Is Methylene Blue Right For You?
For something as simple as a molecule designed to dye cotton, Methylene Blue has been implicated for a wide variety of therapeutic benefits. From aging, neurocognition, and antimicrobial properties the research into Methylene Blue is continuously ongoing.
However, as a daily supplement to use chronically the evidence is not there to support such usage. The clinical studies are ongoing and have not validated any of the health claims made by many of these Tik Tok influencers, at least to the extent that I would be comfortable with. In an attempt to push fads to gain notoriety many of these influencers may be entering into a world in which they are not knowledgeable enough to provide accurate, nuanced information to their audience. Pushing such absolutism or misinterpreting studies does not help add to the discourse.

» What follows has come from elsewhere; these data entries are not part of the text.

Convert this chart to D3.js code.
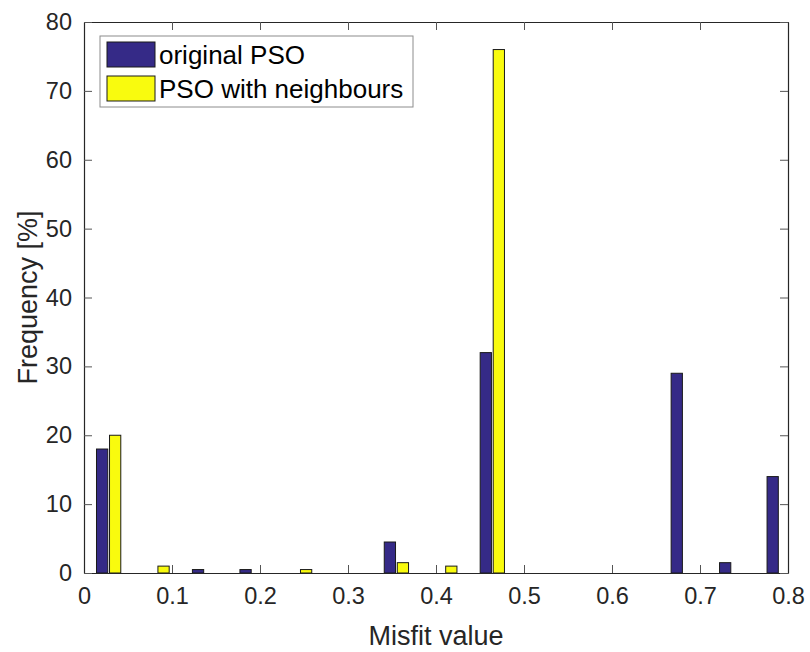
<!DOCTYPE html>
<html>
<head>
<meta charset="utf-8">
<script src="https://cdn.jsdelivr.net/npm/d3@7"></script>
<style>
  body { margin: 0; background: #fff; }
  text { font-family: "Liberation Sans", Arial, Helvetica, sans-serif; }
</style>
</head>
<body>
<div id="holder"></div>
<script>
// histogram bin centres (misfit value)
const binCenters = [0.028, 0.083, 0.137, 0.191, 0.245, 0.300, 0.355, 0.410, 0.464, 0.518, 0.573, 0.627, 0.681, 0.736, 0.790];
// frequency [%]
const originalPSO   = [18, 0, 0.5, 0.5, 0, 0, 4.5, 0, 32, 0, 0, 0, 29, 1.5, 14];
const neighboursPSO = [20, 1, 0, 0, 0.5, 0, 1.5, 1, 76, 0, 0, 0, 0, 0, 0];
const seriesNames = ["original PSO", "PSO with neighbours"];
const xTicks = [0, 0.1, 0.2, 0.3, 0.4, 0.5, 0.6, 0.7, 0.8];
const yTicks = [0, 10, 20, 30, 40, 50, 60, 70, 80];

const width = 810;
const height = 652;
const plotLeft = 84, plotRight = 788, plotTop = 22, plotBottom = 573;
const colors = ["#352a87", "#f9fb0e"];
const axisColor = "#262626";

const x = d3.scaleLinear().domain([0, 0.8]).range([plotLeft, plotRight]);
const y = d3.scaleLinear().domain([0, 80]).range([plotBottom, plotTop]);

const barW = 0.0128;
const offsets = [-0.0074, 0.0074];

const svg = d3.select("#holder")
    .append("svg")
    .attr("width", width)
    .attr("height", height);

// bars
const series = [originalPSO, neighboursPSO];
series.forEach((vals, s) => {
    svg.append("g")
        .selectAll("rect")
        .data(vals)
        .enter()
        .append("rect")
        .attr("x", (d, i) => x(binCenters[i] + offsets[s] - barW / 2))
        .attr("y", d => y(d))
        .attr("width", x(barW) - x(0))
        .attr("height", d => y(0) - y(d))
        .attr("fill", colors[s])
        .attr("stroke", "#1a1a1a")
        .attr("stroke-width", 1);
});

// axes (box with inward ticks)
const tickLen = 8;
const fontTick = 23.5;

const xAxisB = d3.axisBottom(x).tickValues(xTicks).tickSizeInner(-tickLen).tickSizeOuter(0).tickPadding(14).tickFormat(d3.format("~g"));
const xAxisT = d3.axisTop(x).tickValues(xTicks).tickSizeInner(-tickLen).tickSizeOuter(0).tickFormat("");
const yAxisL = d3.axisLeft(y).tickValues(yTicks).tickSizeInner(-tickLen).tickSizeOuter(0).tickPadding(12);
const yAxisR = d3.axisRight(y).tickValues(yTicks).tickSizeInner(-tickLen).tickSizeOuter(0).tickFormat("");

function styleAxis(g) {
    g.select(".domain").attr("stroke", axisColor).attr("stroke-width", 1.2);
    g.selectAll(".tick line").attr("stroke", "#555").attr("stroke-width", 1);
    g.selectAll(".tick text")
        .attr("fill", axisColor)
        .style("font-size", fontTick + "px")
        .style("font-family", "'Liberation Sans', Arial, sans-serif");
}

svg.append("g").attr("transform", `translate(0,${plotBottom})`).call(xAxisB).call(styleAxis);
svg.append("g").attr("transform", `translate(0,${plotTop})`).call(xAxisT).call(styleAxis);
svg.append("g").attr("transform", `translate(${plotLeft},0)`).call(yAxisL).call(styleAxis);
svg.append("g").attr("transform", `translate(${plotRight},0)`).call(yAxisR).call(styleAxis);

// axis labels
svg.append("text")
    .attr("x", (plotLeft + plotRight) / 2)
    .attr("y", 645)
    .attr("text-anchor", "middle")
    .attr("fill", axisColor)
    .style("font-size", "27px")
    .text("Misfit value");

svg.append("text")
    .attr("transform", `translate(37,${(plotTop + plotBottom) / 2}) rotate(-90)`)
    .attr("text-anchor", "middle")
    .attr("fill", axisColor)
    .style("font-size", "27px")
    .text("Frequency [%]");

// legend
const legend = svg.append("g");
legend.append("rect")
    .attr("x", 100).attr("y", 36)
    .attr("width", 313).attr("height", 71)
    .attr("fill", "#fff")
    .attr("stroke", "#8c8c8c")
    .attr("stroke-width", 1);

seriesNames.forEach((name, i) => {
    const yy = 42 + i * 34;
    legend.append("rect")
        .attr("x", 107).attr("y", yy)
        .attr("width", 48).attr("height", 25)
        .attr("fill", colors[i])
        .attr("stroke", "#1a1a1a")
        .attr("stroke-width", 1);
    legend.append("text")
        .attr("x", 159)
        .attr("y", yy + 22)
        .attr("fill", "#000")
        .style("font-size", "26px")
        .text(name);
});
</script>
</body>
</html>
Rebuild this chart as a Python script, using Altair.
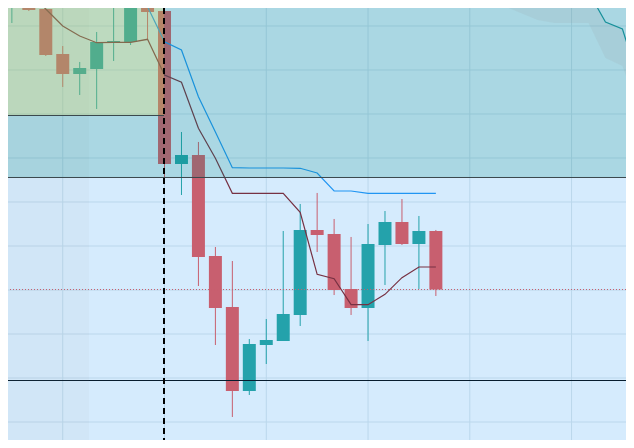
import altair as alt
import pandas as pd

# ---- data (price units; x = bar index) ----
idx = list(range(26))
opens = [195.23, 196.82, 193.86, 183.64, 179.09, 180.23, 186.14, 186.36, 196.82, 193.41,
         158.64, 160.68, 137.73, 126.14, 107.05, 117.5, 118.41, 124.32, 143.64, 142.73,
         130.23, 125.91, 140.23, 145.45, 140.45, 143.41]
closes = [196.82, 193.64, 183.41, 179.09, 180.45, 186.36, 186.59, 196.82, 193.18, 158.64,
          160.68, 137.5, 125.91, 107.05, 117.73, 118.64, 124.55, 143.64, 142.5, 130.0,
          125.91, 140.45, 145.45, 140.45, 143.41, 130.11]
highs = [197.27, 197.27, 193.86, 185.45, 181.82, 188.64, 194.09, 197.27, 197.27, 193.41,
         165.91, 163.64, 139.77, 136.59, 118.86, 123.41, 143.41, 149.55, 152.05, 146.14,
         142.05, 145.0, 147.95, 150.68, 146.82, 143.64]
lows = [190.68, 193.41, 183.18, 176.14, 174.32, 171.14, 182.05, 185.68, 187.05, 155.45,
        151.59, 130.91, 117.5, 101.14, 106.14, 113.18, 118.41, 121.82, 138.64, 128.86,
        124.32, 118.41, 131.14, 140.23, 130.23, 128.64]

blue_idx = list(range(5, 26))
blue_vals = [196.14, 195.16, 194.77, 194.39, 186.43, 184.55, 173.93, 165.91, 157.8, 157.73,
             157.73, 157.73, 157.66, 156.59, 152.5, 152.5, 151.98, 151.98, 151.98, 151.98, 151.98]

ma_idx = list(range(1, 26))
ma_vals = [197.59, 193.86, 190.0, 187.73, 186.2, 186.3, 186.3, 186.98, 178.86, 177.2,
           166.75, 159.93, 151.98, 151.98, 151.98, 151.98, 147.66, 133.57, 132.57, 126.66,
           126.66, 129.02, 132.8, 135.23, 135.23]

cloud_idx = list(range(28, 38))
cloud_upper = [205, 205, 205, 205, 205, 205, 197.73, 190.91, 189.32, 177.05]
cloud_lower = [197.27, 194.55, 192.95, 191.36, 190.68, 190.68, 190.68, 182.73, 180.91, 170.23]

teal_idx = [33, 34, 35, 36, 37]
teal_vals = [205, 197.73, 190.91, 189.32, 177.05]

grid_x = [3, 9, 15, 21, 27, 33]
grid_y = [100, 110, 120, 130, 140, 150, 160, 170, 180, 190]

zone_green_bottom = 169.66
zone_upper_bottom = 155.57
support_level = 109.43
split_idx = 8.97
strip_idx = 4.55

X_DOM = [-0.228, 36.21]
Y_DOM = [95.91, 194.09]
HALF = 0.383

xs = alt.Scale(domain=X_DOM, nice=False, zero=False)
ys = alt.Scale(domain=Y_DOM, nice=False, zero=False)

candles = pd.DataFrame({"i": idx, "open": opens, "close": closes, "high": highs, "low": lows})
candles["dir"] = ["up" if c >= o else "down" for o, c in zip(opens, closes)]
candles["xl"] = candles["i"] - HALF
candles["xr"] = candles["i"] + HALF

col = alt.Color("dir:N", scale=alt.Scale(domain=["up", "down"], range=["#26A69A", "#EF5350"]), legend=None)

def X(f):
    return alt.X(f, scale=xs, axis=None)

def Y(f):
    return alt.Y(f, scale=ys, axis=None)

gx = alt.Chart(pd.DataFrame({"g": grid_x})).mark_rule(color="#dfe7ea", strokeWidth=1, clip=True).encode(x=X("g:Q"))
gy = alt.Chart(pd.DataFrame({"g": grid_y})).mark_rule(color="#dfe7ea", strokeWidth=1, clip=True).encode(y=Y("g:Q"))

base = alt.Chart(candles)
wick = base.mark_rule(strokeWidth=1, clip=True).encode(x=X("i:Q"), y=Y("low:Q"), y2="high:Q", color=col)
body = base.mark_rect(clip=True).encode(x=X("xl:Q"), x2="xr:Q", y=Y("open:Q"), y2="close:Q", color=col)

blue = alt.Chart(pd.DataFrame({"i": blue_idx, "v": blue_vals})).mark_line(
    color="#2196F3", strokeWidth=1.2, clip=True).encode(x=X("i:Q"), y=Y("v:Q"))
ma = alt.Chart(pd.DataFrame({"i": ma_idx, "v": ma_vals})).mark_line(
    color="#8B1A1A", strokeWidth=1.2, clip=True).encode(x=X("i:Q"), y=Y("v:Q"))

last = alt.Chart(pd.DataFrame({"v": [closes[-1]]})).mark_rule(
    color="#EF5350", strokeDash=[1, 2], strokeWidth=1, clip=True).encode(y=Y("v:Q"))
support = alt.Chart(pd.DataFrame({"v": [support_level]})).mark_rule(
    color="black", strokeWidth=1, clip=True).encode(y=Y("v:Q"))

def zone(x0, x1, y0, y1, color, op):
    d = pd.DataFrame({"x0": [x0], "x1": [x1], "y0": [y0], "y1": [y1]})
    return alt.Chart(d).mark_rect(color=color, opacity=op, clip=True).encode(
        x=X("x0:Q"), x2="x1:Q", y=Y("y0:Q"), y2="y1:Q")

ov_blue = zone(-5, 45, 80, 210, "#2196F3", 0.19)
ov_strip = zone(-5, strip_idx, 80, 210, "#9598A1", 0.06)
ov_teal = zone(-5, 45, zone_upper_bottom, 210, "#00897B", 0.2)
ov_yellow = zone(-5, split_idx, zone_green_bottom, 210, "rgb(250,229,79)", 0.24)

cloud = alt.Chart(pd.DataFrame({"i": cloud_idx, "u": cloud_upper, "l": cloud_lower})).mark_area(
    color="#969696", opacity=0.12, clip=True).encode(x=X("i:Q"), y=Y("u:Q"), y2="l:Q")
teal = alt.Chart(pd.DataFrame({"i": teal_idx, "v": teal_vals})).mark_line(
    color="#16909a", strokeWidth=1.2, clip=True).encode(x=X("i:Q"), y=Y("v:Q"))

line_a = alt.Chart(pd.DataFrame({"x0": [-5], "x1": [split_idx], "v": [zone_green_bottom]})).mark_rule(
    color="#3a474c", strokeWidth=1, clip=True).encode(x=X("x0:Q"), x2="x1:Q", y=Y("v:Q"))
line_b = alt.Chart(pd.DataFrame({"v": [zone_upper_bottom]})).mark_rule(
    color="#3a474c", strokeWidth=1, clip=True).encode(y=Y("v:Q"))
dashed = alt.Chart(pd.DataFrame({"i": [split_idx]})).mark_rule(
    color="black", strokeDash=[6, 4], strokeWidth=2, clip=True).encode(x=X("i:Q"))

chart = alt.layer(
    gx, gy, wick, body, blue, ma, last, support,
    ov_blue, ov_strip, ov_teal, ov_yellow, cloud, teal, line_a, line_b, dashed
).properties(width=618, height=432, padding=0, background="white").configure_view(stroke=None)

chart.save("out.html", embed_options={"renderer": "svg", "actions": False})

But the same can be said for many reactionaries, who themselves may use misleading headlines and phrases when reporting on these stories in order to garner attention and views. Unfortunately, many of these YouTubers and Twitter users may engage in the same notoriety-seeking behaviors as the influencers they criticize. There’s a lot of nuance to the discussion that is completely overshadowed by taking absolutist positions on the manner.
As it stands, the evidence is not so clear cut to really consider Methylene Blue for all of its purported benefits. But do remember that this is the opinion of one person. As always, do your own research and engage in dialogue with medical professionals you trust will act in good faith. But more importantly, always be weary of those who try to influence you with promises of a panacea or with appeals to authority.